* **Task objective**:
Produce an exact copy of the lines below that run from the line containing "Rebuild this chart" to the line containing "0.954, 0.965, 0.974, 0.98, 0.985, 0.99, 0.995, 0.998, 1.0, 1.0]", inclusive; any picture is omitted.

* **Task material**:
--

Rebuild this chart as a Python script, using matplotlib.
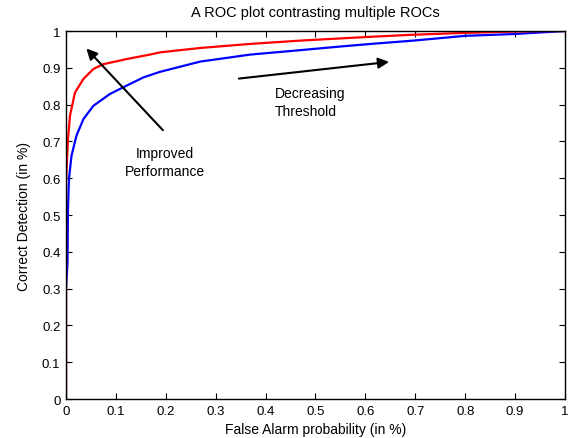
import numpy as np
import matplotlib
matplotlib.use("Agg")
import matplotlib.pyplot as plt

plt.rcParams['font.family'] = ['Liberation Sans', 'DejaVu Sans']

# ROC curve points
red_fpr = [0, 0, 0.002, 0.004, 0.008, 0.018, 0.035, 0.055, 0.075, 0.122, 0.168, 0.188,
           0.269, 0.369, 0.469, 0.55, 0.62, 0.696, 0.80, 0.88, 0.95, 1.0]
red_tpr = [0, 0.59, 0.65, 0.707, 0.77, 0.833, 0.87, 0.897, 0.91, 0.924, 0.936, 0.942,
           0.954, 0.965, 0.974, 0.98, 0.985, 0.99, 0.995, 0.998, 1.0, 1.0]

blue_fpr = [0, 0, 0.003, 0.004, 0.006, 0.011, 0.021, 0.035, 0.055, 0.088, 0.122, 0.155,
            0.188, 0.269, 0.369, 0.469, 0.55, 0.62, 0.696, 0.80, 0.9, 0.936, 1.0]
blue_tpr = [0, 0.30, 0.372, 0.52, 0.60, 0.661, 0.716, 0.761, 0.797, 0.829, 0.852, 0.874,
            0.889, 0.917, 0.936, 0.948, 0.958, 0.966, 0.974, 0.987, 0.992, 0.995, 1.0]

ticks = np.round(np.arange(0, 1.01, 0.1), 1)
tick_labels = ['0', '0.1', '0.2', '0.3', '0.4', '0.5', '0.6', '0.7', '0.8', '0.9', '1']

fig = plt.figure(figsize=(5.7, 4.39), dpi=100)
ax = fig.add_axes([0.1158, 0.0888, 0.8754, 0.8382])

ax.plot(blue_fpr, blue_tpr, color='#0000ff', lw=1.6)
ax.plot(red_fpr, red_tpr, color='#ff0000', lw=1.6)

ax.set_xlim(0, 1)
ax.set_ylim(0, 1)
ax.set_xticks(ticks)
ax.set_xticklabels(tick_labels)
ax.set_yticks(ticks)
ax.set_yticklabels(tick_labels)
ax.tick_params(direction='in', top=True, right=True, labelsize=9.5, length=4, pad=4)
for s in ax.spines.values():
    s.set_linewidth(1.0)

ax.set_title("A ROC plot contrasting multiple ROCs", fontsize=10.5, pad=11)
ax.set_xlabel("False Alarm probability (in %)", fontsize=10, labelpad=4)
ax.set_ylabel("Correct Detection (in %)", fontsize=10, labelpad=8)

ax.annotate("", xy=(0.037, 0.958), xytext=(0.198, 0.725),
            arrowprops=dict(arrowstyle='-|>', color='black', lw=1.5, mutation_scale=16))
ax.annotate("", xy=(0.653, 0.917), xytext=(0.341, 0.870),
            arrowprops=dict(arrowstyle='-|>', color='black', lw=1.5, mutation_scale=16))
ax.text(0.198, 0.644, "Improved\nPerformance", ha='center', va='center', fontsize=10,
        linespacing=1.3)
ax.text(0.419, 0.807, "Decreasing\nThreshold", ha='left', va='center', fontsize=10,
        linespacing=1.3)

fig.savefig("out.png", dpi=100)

--

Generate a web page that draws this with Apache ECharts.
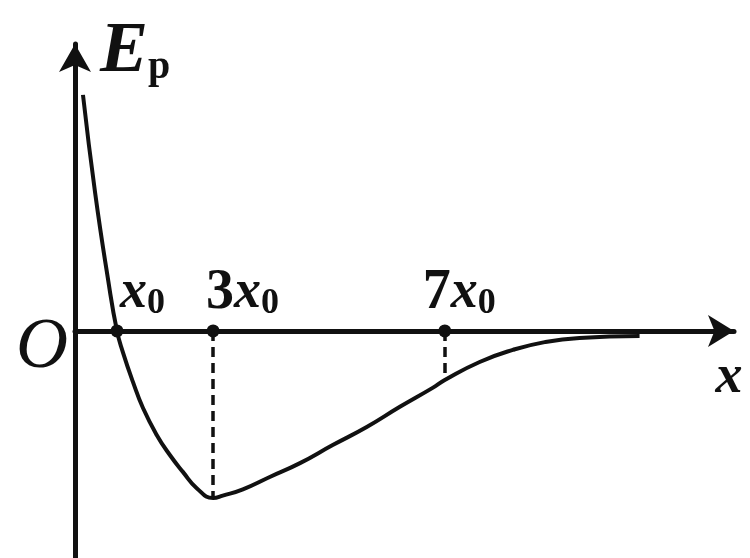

--

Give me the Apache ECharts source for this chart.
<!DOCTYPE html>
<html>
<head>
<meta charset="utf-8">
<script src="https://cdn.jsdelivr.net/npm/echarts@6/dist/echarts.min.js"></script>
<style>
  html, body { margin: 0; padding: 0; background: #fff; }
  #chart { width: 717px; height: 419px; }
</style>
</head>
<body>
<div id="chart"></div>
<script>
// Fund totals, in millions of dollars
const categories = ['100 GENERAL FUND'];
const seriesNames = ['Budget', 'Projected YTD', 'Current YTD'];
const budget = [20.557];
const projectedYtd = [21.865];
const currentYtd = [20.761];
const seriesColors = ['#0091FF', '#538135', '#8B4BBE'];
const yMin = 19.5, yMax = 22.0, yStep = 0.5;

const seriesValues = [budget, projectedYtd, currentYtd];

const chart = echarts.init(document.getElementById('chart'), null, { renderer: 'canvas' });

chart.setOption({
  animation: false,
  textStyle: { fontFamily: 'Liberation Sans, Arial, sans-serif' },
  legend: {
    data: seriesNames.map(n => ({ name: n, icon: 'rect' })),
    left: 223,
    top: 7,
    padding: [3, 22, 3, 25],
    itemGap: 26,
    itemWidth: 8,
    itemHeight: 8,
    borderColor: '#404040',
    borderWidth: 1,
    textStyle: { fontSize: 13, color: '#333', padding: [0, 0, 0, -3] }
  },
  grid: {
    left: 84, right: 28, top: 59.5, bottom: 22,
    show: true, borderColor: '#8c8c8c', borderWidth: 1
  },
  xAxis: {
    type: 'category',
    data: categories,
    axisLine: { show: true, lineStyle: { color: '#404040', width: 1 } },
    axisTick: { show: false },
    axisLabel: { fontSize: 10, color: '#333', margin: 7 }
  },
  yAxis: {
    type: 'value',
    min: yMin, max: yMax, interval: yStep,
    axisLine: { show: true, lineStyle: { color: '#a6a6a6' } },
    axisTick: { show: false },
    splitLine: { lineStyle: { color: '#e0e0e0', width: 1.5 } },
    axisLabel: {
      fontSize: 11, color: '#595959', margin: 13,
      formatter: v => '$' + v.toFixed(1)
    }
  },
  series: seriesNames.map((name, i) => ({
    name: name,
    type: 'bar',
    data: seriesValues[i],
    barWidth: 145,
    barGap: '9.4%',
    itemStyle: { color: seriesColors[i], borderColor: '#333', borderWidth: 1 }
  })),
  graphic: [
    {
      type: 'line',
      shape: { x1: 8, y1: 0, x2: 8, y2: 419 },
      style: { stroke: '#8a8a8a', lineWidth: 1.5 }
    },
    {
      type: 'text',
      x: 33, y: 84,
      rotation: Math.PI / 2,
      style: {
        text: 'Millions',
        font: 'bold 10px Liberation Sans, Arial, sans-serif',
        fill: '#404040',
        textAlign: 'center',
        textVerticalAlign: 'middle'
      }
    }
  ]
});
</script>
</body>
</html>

--

* **Answer to this exercise**:
Rebuild this chart as a Python script, using matplotlib.
import numpy as np
import matplotlib
matplotlib.use("Agg")
import matplotlib.pyplot as plt

plt.rcParams['font.family'] = ['Liberation Sans', 'DejaVu Sans']

# ROC curve points
red_fpr = [0, 0, 0.002, 0.004, 0.008, 0.018, 0.035, 0.055, 0.075, 0.122, 0.168, 0.188,
           0.269, 0.369, 0.469, 0.55, 0.62, 0.696, 0.80, 0.88, 0.95, 1.0]
red_tpr = [0, 0.59, 0.65, 0.707, 0.77, 0.833, 0.87, 0.897, 0.91, 0.924, 0.936, 0.942,
           0.954, 0.965, 0.974, 0.98, 0.985, 0.99, 0.995, 0.998, 1.0, 1.0]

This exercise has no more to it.